Scott Perry protests FPL’s plan to put a coal power
plant near the Everglades.
Photo by Cynthia Archbold
By Cynthia Archbold
“Imagine the Ritz
under 10 feet of water!” That’s what one sign, held by among those
protesting coal plants and global warming, said. Another sign warned
that “Coal Kills.”
It’s not every day
that international protestors take to the streets of Key Biscayne to
warn about new threats of global warming coming from plans to build
coal power plants.
But that’s what
happened Wednesday in front of the Ritz-Carlton.
About a dozen
environmentalists came to protest the Coaltrans Convention, a
meeting of top coal industry leaders to discuss building more coal
power plants in the United States and Latin America.
“The pressure needs
to be on FPL [Florida Power & Light],” says Scott Perry, a Glades
County resident who came to Key Biscayne to protest.
He says pollution
from Lake Okeechobee turns the Caloosahatchee River into an opaque
pea soup every spring, and a coal power plant would make the
Everglades a toxic wasteland.
He and other
environmentalists say coal power is outdated and devastating to the
environment.
But FPL’s slogan is
coal is “the right choice for right now,” and according to its Web
site, is cheaper and easier to obtain than natural gas.
Moreover, Florida’s
largest utility company also claims that coal power technology “has
undergone dramatic improvements in efficiency and pollution control
in the last 30 years.”
Not enough,
however, to satisfy environmentalists who oppose FPL’s plans to
build a coal-fired power plant about 125 miles north of Miami on
Lake Okeechobee near Moore Haven in Glades County.
FPL wants to build
the plant right on top of the Everglades, just as the national park
is about to undergo the biggest environmental cleanup in the nation,
according to Susan Glickman, consultant for the Natural Resources
Defense and the Southern Alliance for Clean Energy.
FPL’s huge,
1,960-megawatt coal-fired power plant, providing electricity to
650,000 homes, would be the kiss of death for the Everglades,
Glickman says. The coal power plant will spew colossal amounts of
mercury and toxic carbon dioxide, greenhouse gases that increase
global warming, according to Glickman.
The amount of
carbon dioxide emissions, 16 million tons each year, would be more
than any new power plant in the country, she says.
Why haven’t we
heard much about it? Glickman answers: “FPL went to Glades County
and essentially held secret meetings and negotiations there.” She
says FPL officials met with that county’s Community
Development Department, without public notice, promising $21 million
to the county in annual property taxes, and lots of new jobs.
On Sept. 12, 2006,
the Glades County Commission passed a resolution to support
FPL’s site plan application.
“I can understand
why this would be very appealing to people in Glades County,”
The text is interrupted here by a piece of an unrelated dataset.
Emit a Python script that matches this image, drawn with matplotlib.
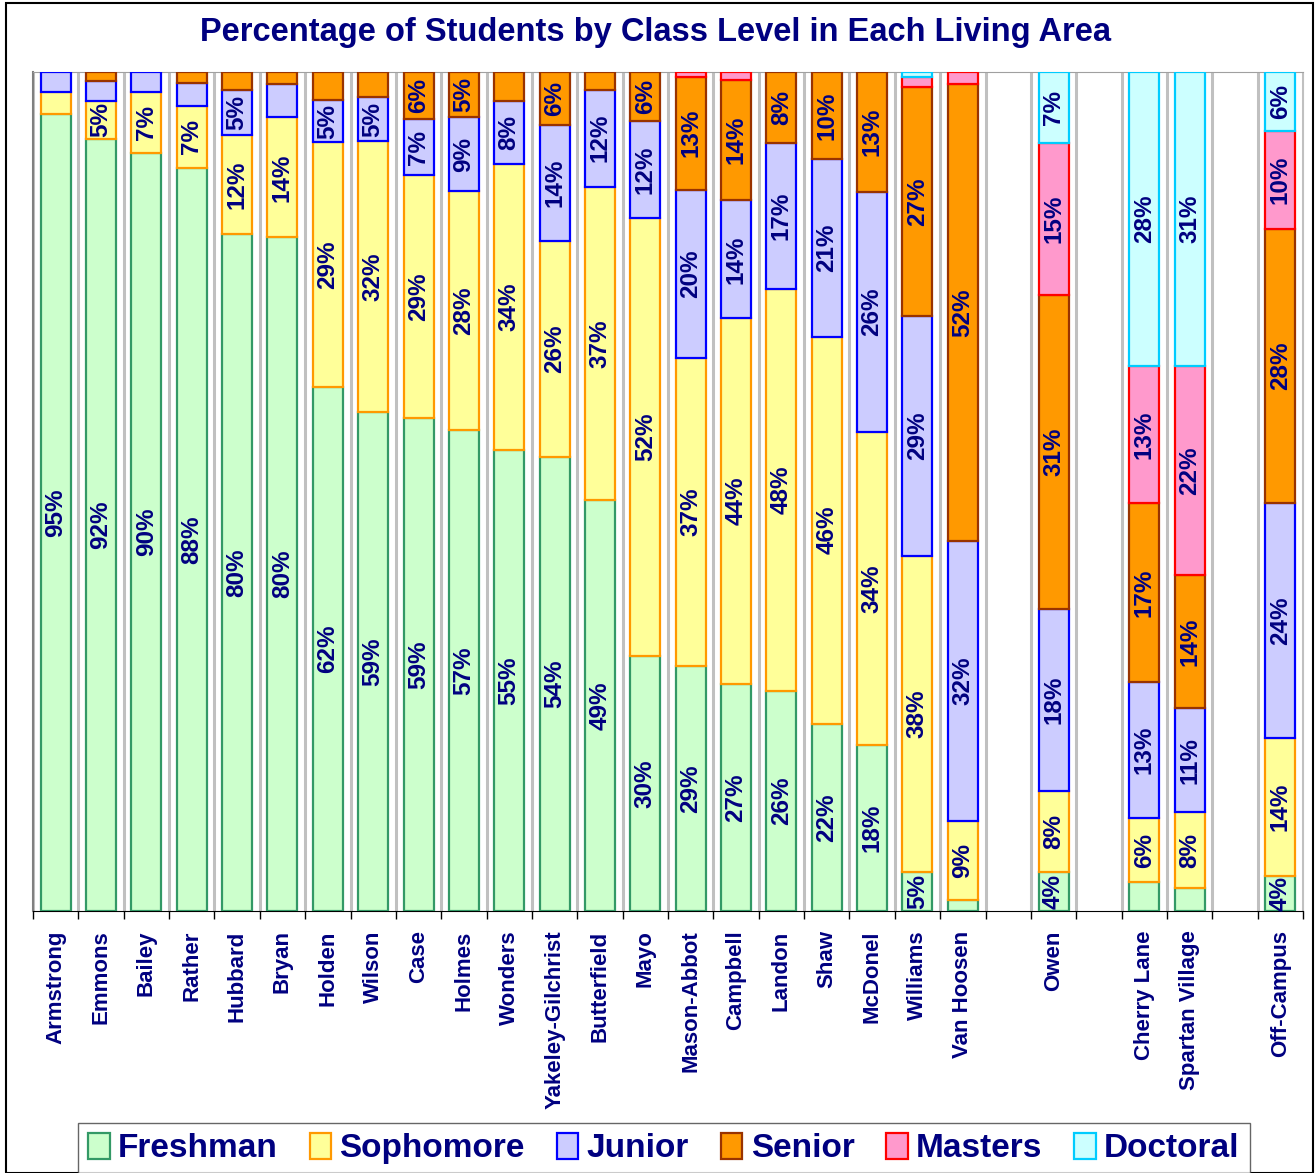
import matplotlib

matplotlib.use("Agg")
import matplotlib.pyplot as plt
import numpy as np
from matplotlib.patches import Rectangle

# ── Data (raw values as printed on the labels; bars are normalised to 100%) ──

halls = [
    "Armstrong", "Emmons", "Bailey", "Rather", "Hubbard", "Bryan", "Holden",
    "Wilson", "Case", "Holmes", "Wonders", "Yakeley-Gilchrist", "Butterfield",
    "Mayo", "Mason-Abbot", "Campbell", "Landon", "Shaw", "McDonel", "Williams",
    "Van Hoosen", "", "Owen", "", "Cherry Lane", "Spartan Village", "", "Off-Campus",
]

freshman = [95, 92, 90.3, 88.4, 80.4, 80.2, 62.4, 59.4, 58.8, 57.3, 54.9, 54.1, 49,
            30.4, 29.2, 27.1, 26.2, 22.3, 18, 4.6, 1.2, 0, 3.8, 0, 2.8, 2.4, 0, 3.6]
sophomore = [2.6, 4.6, 7.3, 7.4, 11.8, 14.3, 29.2, 32.3, 29, 28.4, 34, 25.7, 37.3,
             52.1, 36.7, 43.6, 47.8, 46.1, 34, 37.8, 9, 0, 8, 0, 6, 8, 0, 14]
junior = [2.4, 2.3, 2.4, 2.7, 5.4, 4.0, 5.1, 5.2, 6.7, 8.8, 7.6, 13.8, 11.6,
          11.6, 20, 14.1, 17.4, 21.1, 26, 28.6, 32, 0, 18, 0, 13, 11, 0, 24]
senior = [0, 1.1, 0, 1.3, 2.1, 1.4, 3.3, 3.0, 5.6, 5.4, 3.4, 6.3, 2.1,
          5.8, 13.4, 14.3, 8.4, 10.4, 13, 27.4, 52, 0, 31, 0, 17, 14, 0, 28]
masters = [0, 0, 0, 0, 0, 0, 0, 0, 0, 0, 0, 0, 0,
           0, 0.6, 1.0, 0, 0, 0, 1.2, 1.4, 0, 15, 0, 13, 22, 0, 10]
doctoral = [0, 0, 0, 0, 0, 0, 0, 0, 0, 0, 0, 0, 0,
            0, 0, 0, 0, 0, 0, 0.6, 0, 0, 7, 0, 28, 31, 0, 6]

levels = ["Freshman", "Sophomore", "Junior", "Senior", "Masters", "Doctoral"]
faces = ["#CCFFCC", "#FFFF99", "#CCCCFF", "#FF9900", "#FF99CC", "#CCFFFF"]
edges = ["#339966", "#FF9900", "#0000FF", "#993300", "#FF0000", "#00CCFF"]

# labels that were left off in the original chart
hidden = {(5, 2)}

NAVY = "#000080"
plt.rcParams["font.family"] = ["Liberation Sans", "DejaVu Sans"]
plt.rcParams["font.weight"] = "bold"

series = np.array([freshman, sophomore, junior, senior, masters, doctoral], dtype=float)
totals = series.sum(axis=0)
totals[totals == 0] = 1
pct = series / totals * 100

fig = plt.figure(figsize=(13.15, 11.73), dpi=100)
ax = fig.add_axes([33 / 1315, 1 - 911 / 1173, 1270 / 1315, 839 / 1173])

x = np.arange(len(halls))
bottom = np.zeros(len(halls))
for i, (lvl, fc, ec) in enumerate(zip(levels, faces, edges)):
    keep = pct[i] > 0
    ax.bar(x[keep], pct[i][keep], 0.66, bottom=bottom[keep], color=fc, edgecolor=ec,
           linewidth=1.6, label=lvl, zorder=3)
    for j in range(len(halls)):
        v = series[i, j]
        if v >= 3.5 and (j, i) not in hidden:
            ax.text(x[j], bottom[j] + pct[i, j] / 2, f"{v:.0f}%", rotation=90,
                    ha="center", va="center", color=NAVY, fontsize=17.5,
                    fontweight="bold", zorder=4)
    bottom += pct[i]

ax.set_xlim(-0.5, len(halls) - 0.5)
ax.set_ylim(0, 100)
ax.set_yticks([])
ax.set_xticks(np.arange(len(halls) + 1) - 0.5, minor=True)
ax.set_xticks(x)
ax.set_xticklabels(halls, rotation=90, color=NAVY, fontsize=16, fontweight="bold")
ax.tick_params(axis="x", which="major", length=0, pad=14)
ax.tick_params(axis="x", which="minor", length=6, width=1, color="black")
ax.grid(axis="x", which="minor", color="#C0C0C0", linewidth=2.2, zorder=0)
ax.spines["top"].set_color("#A0A0A0")
ax.spines["right"].set_color("#C0C0C0")
ax.spines["left"].set_color("#808080")
ax.spines["left"].set_linewidth(1.5)
ax.spines["bottom"].set_color("black")

fig.text(656 / 1315, 1 - 32 / 1173, "Percentage of Students by Class Level in Each Living Area",
         ha="center", va="center", color=NAVY, fontsize=23.5, fontweight="bold")

# chart frame
fig.patches.append(Rectangle((6 / 1315, 0), 1307 / 1315, 1 - 3 / 1173,
                             transform=fig.transFigure, fill=False,
                             edgecolor="black", linewidth=1.5))

handles, labels = ax.get_legend_handles_labels()
leg = fig.legend(handles, labels, loc="upper left", ncol=6,
                 bbox_to_anchor=(78 / 1315, 1 - 1123 / 1173), frameon=True,
                 fontsize=24, handlelength=0.65, handleheight=0.8,
                 handletextpad=0.25, columnspacing=0.95, borderpad=0.3,
                 borderaxespad=0)
leg.get_frame().set_edgecolor("#404040")
leg.get_frame().set_boxstyle("square", pad=0)
for t in leg.get_texts():
    t.set_color(NAVY)
    t.set_fontweight("bold")

fig.savefig("out.png", dpi=100)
Glickman says. “Twenty-one million dollars in tax revenues is more
than their annual budget. It’s a very small county, 11,000
residents, with few resources.”
Glades County
Manager Wendell Taylor says FPL’s power plant proposal is “the first
of its kind in the world.” He says, “If information comes out that
it’s bad for the community, that it’s dirty, we won’t support it.”
Taylor says there
will be a year-long process of public hearings, beginning on Feb.
20, where the public will be able to speak out and hear from
environmentalists before the plant can be approved by the state
Department of Environmental Protection.
Two years ago,
FPL’s efforts to build a similar plant in St. Lucie County so
outraged citizens that they persuaded their County Commission to
vote against it.
Now St. Lucie
commissioners are urging their counterparts in Glades to do the
same.
Glickman says
conservationists will fight FPL every step of the way, if need be
all the way to the governor’s office.
“And I believe
Governor Crist and his cabinet will find that a giant old-style coal
plant is not in the interests of the people of Florida.”